‘Civilian casualty’? That’s a gray area
THE NEWS IS filled these days with reports of civilian casualties, comparative civilian body counts and criticism of Israel, along with Hezbollah, for causing the deaths, injuries and “collective punishment” of civilians. But just who is a “civilian” in the age of terrorism, when militants don’t wear uniforms, don’t belong to regular armies and easily blend into civilian populations?
We need a new vocabulary to reflect the realities of modern warfare. A new phrase should be introduced into the reporting and analysis of current events in the Middle East: “the continuum of civilianality.” Though cumbersome, this concept aptly captures the reality and nuance of warfare today and provides a more fair way to describe those who are killed, wounded and punished.

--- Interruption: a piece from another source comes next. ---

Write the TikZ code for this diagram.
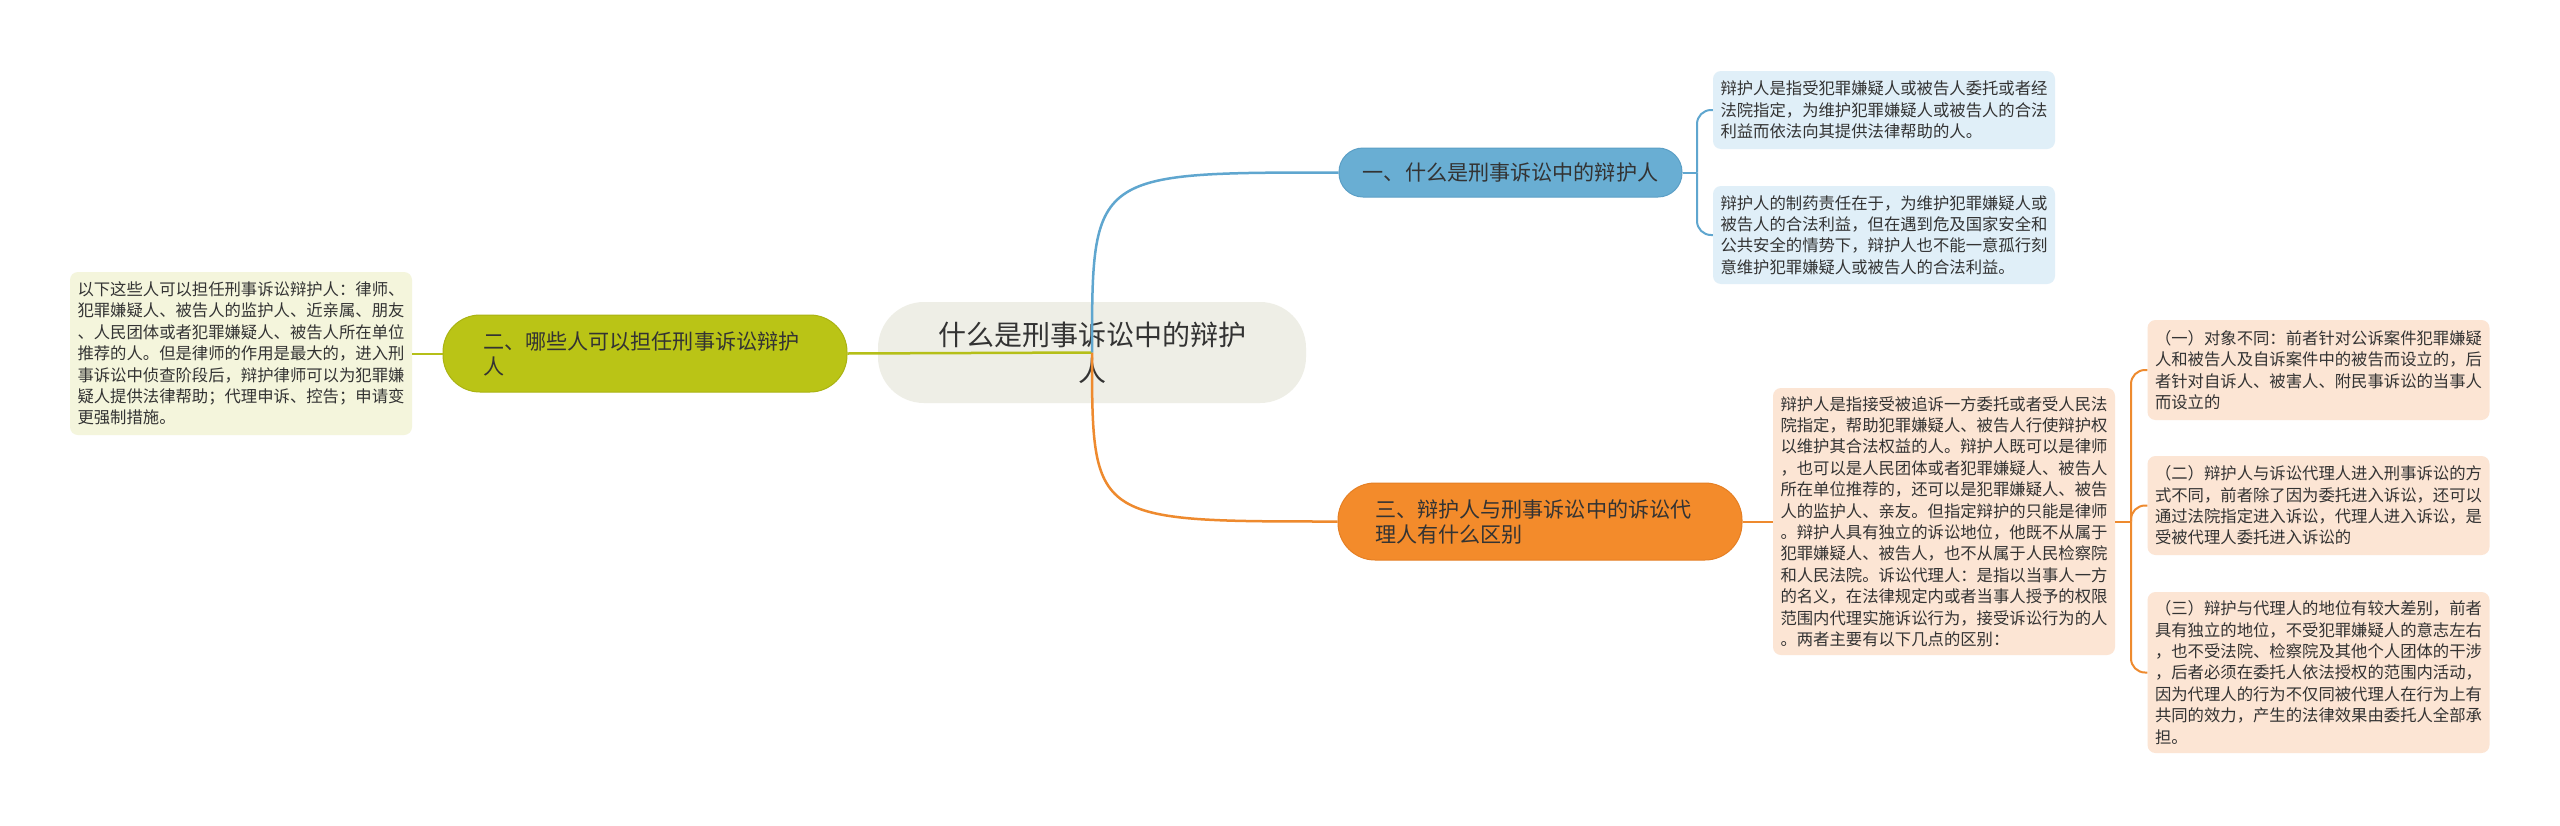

There is a vast difference -- both moral and legal -- between a 2-year-old who is killed by an enemy rocket and a 30-year-old civilian who has allowed his house to be used to store Katyusha rockets. Both are technically civilians, but the former is far more innocent than the latter. There is also a difference between a civilian who merely favors or even votes for a terrorist group and one who provides financial or other material support for terrorism.
Finally, there is a difference between civilians who are held hostage against their will by terrorists who use them as involuntary human shields, and civilians who voluntarily place themselves in harm’s way in order to protect terrorists from enemy fire.
These differences and others are conflated within the increasingly meaningless word “civilian” -- a word that carried great significance when uniformed armies fought other uniformed armies on battlefields far from civilian population centers. Today this same word equates the truly innocent with guilty accessories to terrorism.
The domestic law of crime, in virtually every nation, reflects this continuum of culpability. For example, in the infamous Fall River rape case (fictionalized in the film “The Accused”), there were several categories of morally and legally complicit individuals: those who actually raped the woman; those who held her down; those who blocked her escape route; those who cheered and encouraged the rapists; and those who could have called the police but did not.
No rational person would suggest that any of these people were entirely free of moral guilt, although reasonable people might disagree about the legal guilt of those in the last two categories. Their accountability for rape is surely a matter of degree, as is the accountability for terrorism of those who work with the terrorists.
It will, of course, be difficult for international law -- and for the media -- to draw the lines of subtle distinction routinely drawn by domestic criminal law. This is because domestic law operates on a retail basis -- one person and one case at a time. International law and media reporting about terrorism tend to operate on more of a wholesale basis -- with body counts, civilian neighborhoods and claims of collective punishment.
But the recognition that “civilianality” is often a matter of degree, rather than a bright line, should still inform the assessment of casualty figures in wars involving terrorists, paramilitary groups and others who fight without uniforms -- or help those who fight without uniforms.
Turning specifically to the current fighting between Israel and Hezbollah and Hamas, the line between Israeli soldiers and civilians is relatively clear. Hezbollah missiles and Hamas rockets target and hit Israeli restaurants, apartment buildings and schools. They are loaded with anti-personnel ball-bearings designed specifically to maximize civilian casualties.
Hezbollah and Hamas militants, on the other hand, are difficult to distinguish from those “civilians” who recruit, finance, harbor and facilitate their terrorism. Nor can women and children always be counted as civilians, as some organizations do. Terrorists increasingly use women and teenagers to play important roles in their attacks.
The Israeli army has given well-publicized notice to civilians to leave those areas of southern Lebanon that have been turned into war zones. Those who voluntarily remain behind have become complicit. Some -- those who cannot leave on their own -- should be counted among the innocent victims.
If the media were to adopt this “continuum,” it would be informative to learn how many of the “civilian casualties” fall closer to the line of complicity and how many fall closer to the line of innocence.
Every civilian death is a tragedy, but some are more tragic than others.